The airline and its equity partners have been able to identify and develop significant business synergies and cost savings.
President and CEO, James Hogan, said: “Our mandate is to build a sustainably profitable airline. A fifth year of net profits, with our best annual financial performance to date, shows that we are delivering against that goal.
“Our profitability clearly demonstrates the success of our business strategy, based on organic growth boosted by our partnerships.
“As well as operating profitability, we are building enterprise value across the airline and its many additional business streams.”
The airline’s return on its equity investments into seven airlines was many times more than the money it had spent, he added.
“For an investment smaller than the cost of three new aircraft, we have been able to build our global network, attract five million new customers and $1.4 billion of revenues, and share massive cost synergies.

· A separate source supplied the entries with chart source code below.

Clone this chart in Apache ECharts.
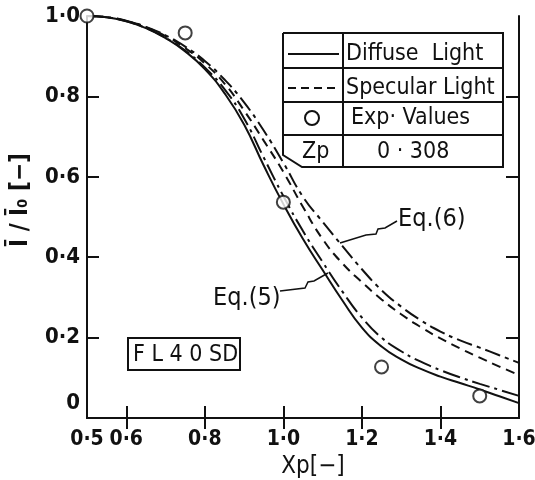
<!DOCTYPE html>
<html>
<head>
<meta charset="utf-8">
<script src="https://cdn.jsdelivr.net/npm/echarts@6/dist/echarts.min.js"></script>
<style>
html,body{margin:0;padding:0;background:#fff;}
#chart{width:535px;height:480px;}
</style>
</head>
<body>
<div id="chart"></div>
<script>
// Xp grid the curves were read at
var xp = [0.5,0.55,0.6,0.65,0.7,0.75,0.8,0.85,0.9,0.95,1.0,1.05,1.1,1.15,1.2,1.25,1.3,1.35,1.4,1.45,1.5,1.55,1.6];
// Eq.(5) pair
var eq5Diffuse  = [1.0,0.997,0.987,0.970,0.945,0.912,0.868,0.808,0.730,0.628,0.532,0.445,0.368,0.293,0.225,0.178,0.146,0.122,0.103,0.087,0.071,0.054,0.037];
var eq5Specular = [1.0,0.997,0.987,0.970,0.946,0.914,0.872,0.818,0.745,0.648,0.552,0.465,0.388,0.315,0.250,0.200,0.166,0.140,0.119,0.101,0.085,0.070,0.055];
// Eq.(6) pair
var eq6Specular = [1.0,0.997,0.988,0.972,0.950,0.920,0.882,0.832,0.765,0.690,0.612,0.525,0.445,0.385,0.338,0.295,0.258,0.226,0.198,0.173,0.150,0.128,0.107];
var eq6Diffuse  = [1.0,0.997,0.988,0.973,0.952,0.924,0.888,0.842,0.785,0.715,0.635,0.550,0.488,0.428,0.370,0.318,0.277,0.243,0.215,0.193,0.175,0.156,0.137];
// experimental values
var expX = [0.5,0.75,1.0,1.25,1.5];
var expY = [1.0,0.958,0.537,0.127,0.055];

var xLabelVals = [0.5,0.6,0.8,1.0,1.2,1.4,1.6];
var xTickVals = [0.6,0.8,1.0,1.2,1.4];
var yLabelVals = [0,0.2,0.4,0.6,0.8,1.0];
var yTickVals = [0.2,0.4,0.6,0.8];

function pairs(xs, ys) {
  var out = [];
  for (var i = 0; i < xs.length; i++) out.push([xs[i], ys[i]]);
  return out;
}
function fmt(v) {
  if (v === 0) return '0';
  return v.toFixed(1).replace('.', '·');
}

var ink = '#111';
var font = '"Liberation Sans Narrow", "DejaVu Sans Condensed", "DejaVu Sans"';
var lineW = 2;
var f23 = '23px ' + font;

var myChart = echarts.init(document.getElementById('chart'));

function lineSeries(name, ys, dash) {
  return {
    name: name,
    type: 'line',
    data: pairs(xp, ys),
    showSymbol: false,
    smooth: true,
    lineStyle: { color: ink, width: lineW, type: dash },
    z: 2
  };
}
function txt(x, y, s, f) {
  return { type: 'text', z: 11, x: x, y: y, style: { text: s, fill: ink, font: f || f23, verticalAlign: 'middle', align: 'left' } };
}
function seg(x1, y1, x2, y2, dash) {
  return { type: 'line', z: 11, shape: { x1: x1, y1: y1, x2: x2, y2: y2 }, style: { stroke: ink, lineWidth: lineW, lineDash: dash || null } };
}

myChart.setOption({
  animation: false,
  backgroundColor: '#fff',
  grid: { left: 87, right: 16, top: 16, bottom: 62, containLabel: false, outerBoundsMode: 'none' },
  xAxis: [{
    type: 'value',
    min: 0.5, max: 1.6,
    name: 'Xp[−]',
    nameLocation: 'middle',
    nameGap: 36,
    nameTextStyle: { color: ink, fontFamily: font, fontSize: 24, padding: [0, 0, 0, 20] },
    axisLine: { show: true, lineStyle: { color: ink, width: lineW } },
    axisTick: { show: true, inside: true, length: 12, customValues: xTickVals, lineStyle: { color: ink, width: lineW } },
    axisLabel: { customValues: xLabelVals, formatter: fmt, margin: 11, color: ink, fontFamily: font, fontSize: 21, fontWeight: 'bold' },
    splitLine: { show: false }
  }, {
    type: 'value',
    position: 'top',
    min: 0.5, max: 1.6,
    axisLine: { show: true, lineStyle: { color: ink, width: lineW } },
    axisTick: { show: true, inside: true, length: 11, customValues: xTickVals, lineStyle: { color: ink, width: lineW } },
    axisLabel: { show: false },
    splitLine: { show: false }
  }],
  yAxis: [{
    type: 'value',
    min: 0, max: 1.0, interval: 0.2,
    name: 'Ī / Ī₀ [−]',
    nameLocation: 'middle',
    nameRotate: 90,
    nameGap: 54,
    nameTextStyle: { color: ink, fontFamily: font, fontSize: 24, fontWeight: 'bold', padding: [0, 0, 0, 34] },
    axisLine: { show: true, lineStyle: { color: ink, width: lineW } },
    axisTick: { show: true, inside: true, length: 12, customValues: yTickVals, lineStyle: { color: ink, width: lineW } },
    axisLabel: {
      customValues: yLabelVals,
      formatter: function (v) { return v === 0 ? '{z|0}' : fmt(v); },
      rich: { z: { padding: [0, 0, 30, 0], fontFamily: font, fontSize: 22, fontWeight: 'bold', color: ink } },
      margin: 7, color: ink, fontFamily: font, fontSize: 22, fontWeight: 'bold'
    },
    splitLine: { show: false }
  }, {
    type: 'value',
    position: 'right',
    min: 0, max: 1.0, interval: 0.2,
    axisLine: { show: true, lineStyle: { color: ink, width: lineW } },
    axisTick: { show: true, inside: true, length: 13, customValues: yTickVals, lineStyle: { color: ink, width: lineW } },
    axisLabel: { show: false },
    splitLine: { show: false }
  }],
  series: [
    lineSeries('Eq.(5) Diffuse', eq5Diffuse, 'solid'),
    lineSeries('Eq.(5) Specular', eq5Specular, [18, 5, 3, 5]),
    lineSeries('Eq.(6) Specular', eq6Specular, [9, 6]),
    lineSeries('Eq.(6) Diffuse', eq6Diffuse, [16, 5, 4, 5]),
    {
      name: 'Exp. Values',
      type: 'scatter',
      data: pairs(expX, expY),
      symbol: 'circle',
      symbolSize: 13,
      itemStyle: { color: '#fff', borderColor: ink, borderWidth: 2 },
      z: 5
    }
  ],
  graphic: [
    // legend table
    { type: 'polyline', z: 10, shape: { points: [[283,33],[503,33],[503,167],[302,167],[283,155],[283,33]] },
      style: { fill: '#fff', stroke: ink, lineWidth: lineW } },
    seg(283, 68, 503, 68),
    seg(283, 102, 503, 102),
    seg(283, 135, 503, 135),
    seg(343, 33, 343, 167),
    seg(288, 54, 339, 54),
    seg(288, 88, 339, 88, [8, 5]),
    { type: 'circle', z: 11, shape: { cx: 312, cy: 118, r: 7 }, style: { fill: '#fff', stroke: ink, lineWidth: lineW } },
    txt(346, 54, 'Diffuse  Light'),
    txt(346, 88, 'Specular Light'),
    txt(351, 118, 'Exp· Values'),
    txt(302, 152, 'Zp'),
    txt(377, 152, '0 · 308'),
    // sample label
    { type: 'rect', z: 10, shape: { x: 128, y: 338, width: 112, height: 32 }, style: { fill: '#fff', stroke: ink, lineWidth: lineW } },
    txt(133, 355, 'F L 4 0 SD', '23px ' + font),
    // equation callouts
    txt(398, 219, 'Eq.(6)', '25px ' + font),
    { type: 'polyline', z: 11, shape: { points: [[340,243],[366,235],[376,234],[378,229],[385,228],[397,221]] },
      style: { fill: null, stroke: ink, lineWidth: 1.5 } },
    txt(213, 298, 'Eq.(5)', '25px ' + font),
    { type: 'polyline', z: 11, shape: { points: [[280,291],[305,288],[308,282],[314,281],[328,273]] },
      style: { fill: null, stroke: ink, lineWidth: 1.5 } }
  ]
});
</script>
</body>
</html>
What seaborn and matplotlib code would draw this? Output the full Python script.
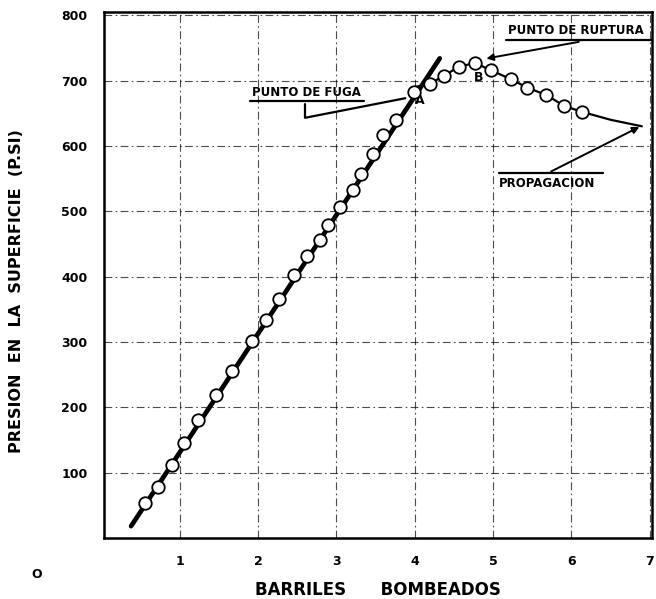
import matplotlib
matplotlib.use("Agg")
import matplotlib.pyplot as plt
import seaborn as sns
import pandas as pd

# ---- data ----
x_linear = [0.56, 0.72, 0.90, 1.06, 1.24, 1.46, 1.67, 1.92, 2.10, 2.27, 2.46,
            2.62, 2.79, 2.90, 3.05, 3.21, 3.32, 3.47, 3.60, 3.76, 3.99]
y_linear = [53, 78, 111, 145, 180, 218, 256, 301, 334, 366, 402,
            431, 456, 479, 507, 533, 557, 588, 617, 640, 682]
x_top = [4.19, 4.37, 4.56, 4.77, 4.97, 5.23, 5.44, 5.68, 5.91, 6.14]
y_top = [695, 707, 721, 727, 716, 702, 689, 678, 661, 652]
fit_x = [0.38, 4.32]
fit_y = [18, 734]
curve_x = [4.0, 4.19, 4.37, 4.56, 4.77, 4.97, 5.23, 5.44, 5.68, 5.91, 6.14, 6.5, 6.9]
curve_y = [690, 695, 707, 721, 727, 716, 702, 689, 678, 661, 652, 640, 630]
x_ticks = [1, 2, 3, 4, 5, 6, 7]
y_ticks = [100, 200, 300, 400, 500, 600, 700, 800]
x_label = "BARRILES      BOMBEADOS"
y_label = "PRESION  EN  LA  SUPERFICIE  (P.SI)"

sns.set_theme(style="white")
plt.rcParams['font.family'] = ['DejaVu Sans']
plt.rcParams['font.weight'] = 'bold'
for k in ['text.color', 'axes.labelcolor', 'xtick.color', 'ytick.color']:
    plt.rcParams[k] = 'black'

fig = plt.figure(figsize=(6.56, 5.99), dpi=100)
ax = fig.add_axes([0.158, 0.102, 0.836, 0.878])

pts = pd.DataFrame({"x": x_linear + x_top, "y": y_linear + y_top})
fit = pd.DataFrame({"x": fit_x, "y": fit_y})
cur = pd.DataFrame({"x": curve_x, "y": curve_y})

sns.lineplot(data=fit, x="x", y="y", ax=ax, color="black", lw=3.4, zorder=3)
sns.lineplot(data=cur, x="x", y="y", ax=ax, color="black", lw=1.6, zorder=3, sort=False)
ax.plot(pts["x"], pts["y"], ls="none", marker="o", ms=9, mfc="white",
        mec="black", mew=1.3, zorder=4)

ax.set_xlim(0.03, 7.03)
ax.set_ylim(0, 805)
ax.set_xticks(x_ticks)
ax.set_yticks(y_ticks)
ax.set_xticklabels([str(t) for t in x_ticks], fontsize=9, fontweight='bold')
ax.set_yticklabels([str(t) for t in y_ticks], fontsize=9, fontweight='bold')
ax.tick_params(axis='both', length=0)
ax.tick_params(axis='x', pad=12)
ax.tick_params(axis='y', pad=11.5)
ax.grid(True, color="black", lw=0.8, linestyle=(0, (7, 3, 1.5, 3)), alpha=0.7)
for s in ax.spines.values():
    s.set_color("black")
    s.set_linewidth(1.8)

ax.set_xlabel(x_label, fontsize=12, fontweight='bold', labelpad=10)
ax.set_ylabel(y_label, fontsize=11.5, fontweight='bold', labelpad=24)
ax.yaxis.set_label_coords(-0.145, 0.47)

ax.text(-0.83, -56, "O", fontsize=9, fontweight='bold', ha='center', va='center',
        clip_on=False)

# annotations
ax.text(5.19, 766, "PUNTO DE RUPTURA", fontsize=8.5, fontweight='bold', ha='left', va='bottom')
ax.plot([5.17, 7.03], [762, 762], color="black", lw=1.6, clip_on=False)
ax.annotate("", xy=(4.88, 733), xytext=(6.13, 760),
            arrowprops=dict(arrowstyle="-|>", color="black", lw=1.4, mutation_scale=10))

ax.text(1.92, 672, "PUNTO DE FUGA", fontsize=8.5, fontweight='bold', ha='left', va='bottom')
ax.plot([1.90, 3.35], [669, 669], color="black", lw=1.6)
ax.plot([2.60, 2.60, 3.88], [664, 643, 673], color="black", lw=1.6)

ax.text(4.06, 669, "A", fontsize=9, fontweight='bold', ha='center', va='center')
ax.text(4.81, 704, "B", fontsize=9, fontweight='bold', ha='center', va='center')

ax.text(5.08, 543, "PROPAGACION", fontsize=8.5, fontweight='bold', ha='left', va='center')
ax.plot([5.08, 6.41], [559, 559], color="black", lw=1.6)
ax.annotate("", xy=(6.90, 631), xytext=(5.71, 559),
            arrowprops=dict(arrowstyle="-|>", color="black", lw=1.4, mutation_scale=10))

fig.savefig("out.png", dpi=100)
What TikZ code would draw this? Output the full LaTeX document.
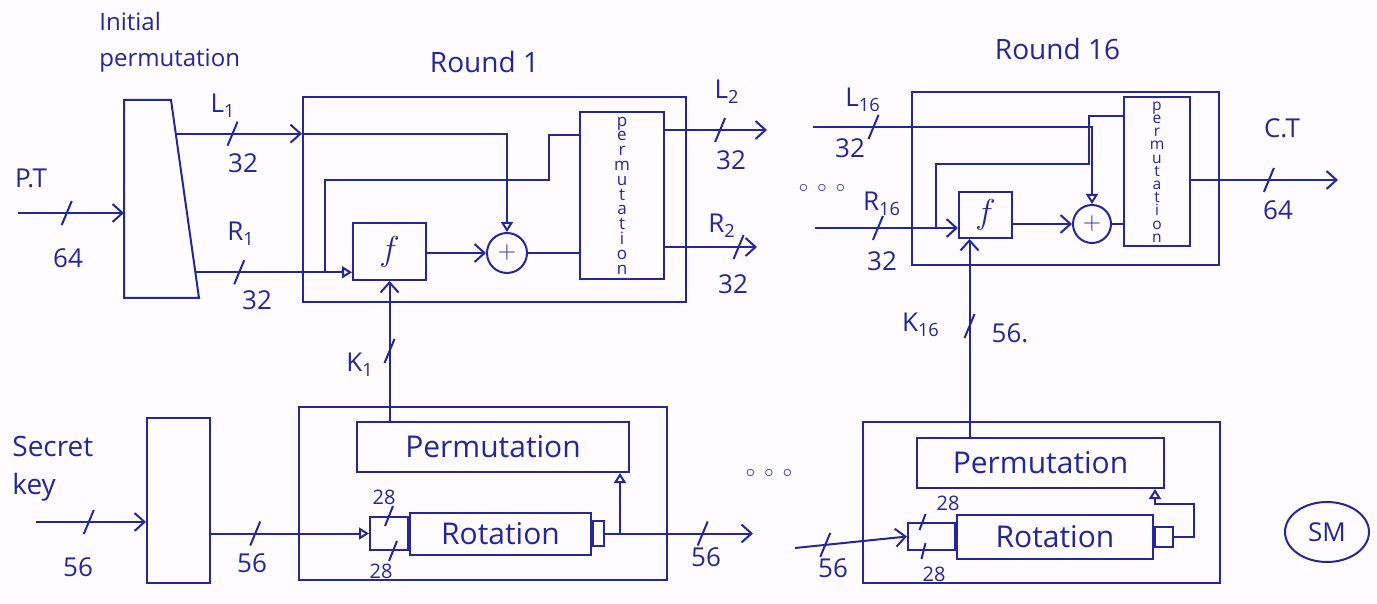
\documentclass[tikz,border=0pt]{standalone}
\usepackage{fontspec}
\setmainfont{Open Sans}
\usetikzlibrary{arrows.meta,positioning,calc,decorations.markings,shapes.geometric}
\definecolor{ink}{RGB}{38,38,150}
\definecolor{paper}{RGB}{254,252,255}
\newcommand{\vstackfont}{\fontsize{8.5}{7.4}\selectfont\lineskiplimit=-20pt\relax}
\newcommand{\vstacksmall}{\fontsize{7.8}{6.6}\selectfont\lineskiplimit=-20pt\relax}

\begin{document}
\begin{tikzpicture}[
  x=0.5pt, y=-0.5pt,
  every node/.style={font=\fontsize{13}{15}\selectfont, text=ink},
  box/.style={draw=ink, line width=1pt, inner sep=0pt},
  xor/.style={draw=ink, line width=1pt, circle, inner sep=0pt, minimum size=20pt},
  vtxt/.style={align=center, font=\vstackfont},
  fbox/.style={box, font=\fontsize{16}{18}\selectfont},
  kbox/.style={box, font=\fontsize{15}{17}\selectfont},
  wire/.style={draw=ink, line width=1pt},
  arr/.style={wire, -{Straight Barb[length=5pt,width=9pt]}},
  tri/.style={wire, -{Triangle[open,length=5pt,width=6pt]}},
  bus/.style={postaction={decorate, decoration={markings, mark=at position #1 with
    {\pgftransformresetnontranslations\draw[-, ink, line width=1pt] (-2.5pt,-6pt) -- (2.5pt,6pt);}}}},
  lbl/.style={inner sep=1pt},
  small/.style={font=\fontsize{10}{12}\selectfont},
  title/.style={font=\fontsize{14}{16}\selectfont}
]
\fill[paper] (0,0) rectangle (1377,604);

% initial permutation
\node[box, draw=none, minimum width=36.5pt, minimum height=98pt] (ip) at (161.5,199) {};
\draw[wire] (ip.south west) -- (ip.north west) -- ([xshift=-14pt]ip.north east) -- (ip.south east) -- cycle;
\coordinate (ipL) at ($([xshift=-14pt]ip.north east)!0.17!(ip.south east)$);
\coordinate (ipR) at ($([xshift=-14pt]ip.north east)!0.87!(ip.south east)$);
\node[lbl, align=left, anchor=north west, font=\fontsize{12}{18}\selectfont] (iplbl) at (97,10) {Initial\\permutation};

% round 1
\node[box, minimum width=191.5pt, minimum height=102.5pt] (r1) at (494.5,199.5) {};
\node[title, above=8pt of r1, xshift=-5pt] (r1lbl) {Round 1};
\node[fbox, minimum width=36.5pt, minimum height=28.5pt] (f1) at (389.5,251.5) {$f$};
\node[xor] (x1) at (507,253) {$+$};
\node[box, vtxt, minimum width=42pt, minimum height=83.5pt] (p1) at (622,195.5) {p\\e\\r\\m\\u\\t\\a\\t\\i\\o\\n};

\coordinate (ptin) at (18,213);
\draw[arr, bus=.46] (ptin) -- (ptin -| ip.west);
\node[lbl] (ptlbl) at (31,178) {P.T};
\node[lbl] (pt64) at (68,258) {64};

\draw[arr, bus=.45] (ipL) -- (ipL -| r1.west);
\node[lbl] (l1lbl) at (223,106) {L\textsubscript{1}};
\node[lbl] (l1n) at (243,163) {32};
\draw[tri] (ipL -| r1.west) -| (x1.north);

\draw[tri, bus=.28] (ipR) -- (ipR -| f1.west);
\node[lbl] (r1lbl2) at (241,234) {R\textsubscript{1}};
\node[lbl] (r1n) at (257,300) {32};
\coordinate (r1tap) at ($(ipR -| r1.west)+(11.5pt,0)$);
\draw[wire] (r1tap) |- (549,180) |- ([yshift=-12pt]p1.north west);

\draw[arr] (f1.east |- x1.west) -- (x1.west);
\draw[wire] (x1.east) -- (x1.east -| p1.west);

\coordinate (l2out) at (767,130);
\draw[arr, bus=.54] (p1.east |- l2out) -- (l2out);
\node[lbl] (l2lbl) at (727,92) {L\textsubscript{2}};
\node[lbl] (l2n) at (731,160) {32};
\coordinate (r2out) at (757,247);
\draw[arr, bus=.8] (p1.east |- r2out) -- (r2out);
\node[lbl] (r2lbl) at (722,226) {R\textsubscript{2}};
\node[lbl] (r2n) at (733,284) {32};

\node[lbl, font=\fontsize{9}{10}\selectfont] (dots1) at (822,188) {$\circ\;\circ\;\circ$};

% round 16
\node[box, minimum width=153.5pt, minimum height=86.5pt] (r16) at (1065.5,178.5) {};
\node[title, above=12pt of r16, xshift=-4pt] (r16lbl) {Round 16};
\node[fbox, minimum width=26.5pt, minimum height=23pt] (f16) at (985.5,215) {$f$};
\node[xor, minimum size=19pt] (x16) at (1092,224) {$+$};
\node[box, vtxt, font=\vstacksmall, minimum width=33pt, minimum height=74.5pt] (p16) at (1157,172) {p\\e\\r\\m\\u\\t\\a\\t\\i\\o\\n};

\coordinate (l16in) at (813,127);
\draw[tri, bus=.17] (l16in) -| (x16.north);
\node[lbl] (l16lbl) at (863,100) {L\textsubscript{16}};
\node[lbl] (l16n) at (850,148) {32};

\coordinate (r16in) at (815,228);
\draw[arr, bus=.44] (r16in) -- (r16in -| f16.west);
\node[lbl] (r16lbl2) at (882,204) {R\textsubscript{16}};
\node[lbl] (r16n) at (882,261) {32};
\coordinate (r16tap) at ($(r16in -| r16.west)+(12.5pt,0)$);
\draw[wire] (r16tap) |- (1089,164) |- ([yshift=-10pt]p16.north west);

\draw[arr] (f16.east |- x16.west) -- (x16.west);
\draw[wire] (x16.east) -- (x16.east -| p16.west);

\coordinate (ctout) at (1338,180);
\draw[arr, bus=.53] (p16.east |- ctout) -- (ctout);
\node[lbl] (ctlbl) at (1282,128) {C.T};
\node[lbl] (ctn) at (1278,210) {64};

% key schedule
\node[box, minimum width=31.5pt, minimum height=82.5pt] (kp) at (178.5,500.5) {};
\coordinate (skin) at (36,522);
\draw[arr, bus=.48] (skin) -- (skin -| kp.west);
\node[lbl, align=left, anchor=north west, font=\fontsize{14}{19}\selectfont] (sklbl) at (10,434) {Secret\\key};
\node[lbl] (skn) at (78,567) {56};

\node[box, minimum width=184pt, minimum height=86.5pt] (k1) at (483,493.5) {};
\node[kbox, minimum width=136pt, minimum height=25pt] (kperm1) at (493,447) {Permutation};
\node[box, minimum width=19pt, minimum height=16.5pt] (sl1) at (389,533.5) {};
\node[kbox, minimum width=90.5pt, minimum height=21pt, right=0pt of sl1] (rot1) {Rotation};
\node[box, minimum width=5.5pt, minimum height=12.5pt, right=0pt of rot1] (sr1) {};

\draw[tri, bus=.28] (kp.east |- sl1.west) -- (sl1.west);
\node[lbl] (kpn) at (252,563) {56};
\draw[wire] (sl1.north) ++(-2pt,-5pt) -- ++(4pt,10pt);
\draw[wire] (sl1.south) ++(0pt,-5pt) -- ++(4pt,10pt);
\node[lbl, small] (sl1a) at (384,497) {28};
\node[lbl, small] (sl1b) at (381,571) {28};

\coordinate (k1out) at ([xshift=74pt]sr1.east);
\draw[arr, bus=.66] (sr1.east) -- (k1out);
\node[lbl] (k1n) at (706,557) {56};
\coordinate (k1tap) at ([xshift=7.5pt]sr1.east);
\draw[tri] (k1tap) -- (k1tap |- kperm1.south);

\draw[arr, bus=.5] (f1.south |- kperm1.north) -- (f1.south);
\node[lbl] (k1lbl) at (360,365) {K\textsubscript{1}};

\node[lbl, font=\fontsize{9}{10}\selectfont] (dots2) at (769,473) {$\circ\;\circ\;\circ$};

% key round 16
\node[box, minimum width=178.5pt, minimum height=80.5pt] (k16) at (1041.5,502.5) {};
\node[kbox, minimum width=123.5pt, minimum height=25pt] (kperm16) at (1040.5,463) {Permutation};
\node[box, minimum width=23.5pt, minimum height=13.5pt] (sl16) at (931.5,536.5) {};
\node[kbox, minimum width=98pt, minimum height=22pt, right=0pt of sl16] (rot16) {Rotation};
\node[box, minimum width=9pt, minimum height=10pt, right=0pt of rot16] (sr16) {};

\coordinate (k16in) at (795,548);
\draw[arr, bus=.27] (k16in) -- (sl16.west);
\node[lbl] (k16n) at (833,568) {56};
\draw[wire] (sl16.north) ++(-6pt,-4pt) -- ++(3pt,8pt);
\draw[wire] (sl16.south) ++(-5pt,-4pt) -- ++(2pt,8pt);
\node[lbl, small] (sl16a) at (948,503) {28};
\node[lbl, small] (sl16b) at (934,574) {28};

\coordinate (p16in) at ([xshift=-5pt]kperm16.south east);
\draw[tri] (sr16.east) -- ++(10pt,0) |- ([yshift=-7.5pt]p16in) -- (p16in);

\coordinate (f16k) at ([xshift=-8pt]f16.south);
\draw[arr, bus=.56] (f16k |- kperm16.north) -- (f16k);
\node[lbl] (k16lbl) at (921,325) {K\textsubscript{16}};
\node[lbl] (k16n2) at (1010,333) {56.};

\node[draw=ink, ellipse, line width=1pt, minimum width=42pt, minimum height=30pt, inner sep=0pt] (sm) at (1327,532) {SM};
\end{tikzpicture}
\end{document}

That’s smart business,” Hogan said.
“This is a two-pronged approach. From a strategic level, we are looking for the equity partners to bring network connectivity, generate additional revenues and create economies of scale. All our partners are delivering on this level.
“Each partner then has a P&L goal, which is the responsibility of its own management and Boards of Directors. Many of these, such as Air Serbia, Air Seychelles, Jet Airways and Virgin Australia, are now delivering on this level too.
“Even with an investment such as Air Berlin, where it has taken longer than expected for the airline to reach sustainable profitability, we are seeing incredibly strong returns directly into our business, far in excess of our original expectations.
“We have already received more than $500 million in direct revenues to Etihad Airways and Air Berlin today delivers more than $150 million a year in direct revenues, as well as wide-ranging cost synergies which have already reached more than $100 million.
“In addition, the Air Berlin relationship is delivering a contribution of more than $630 million a year to the Abu Dhabi economy. This is why we remain committed to the restructuring of that business as it moves forward.”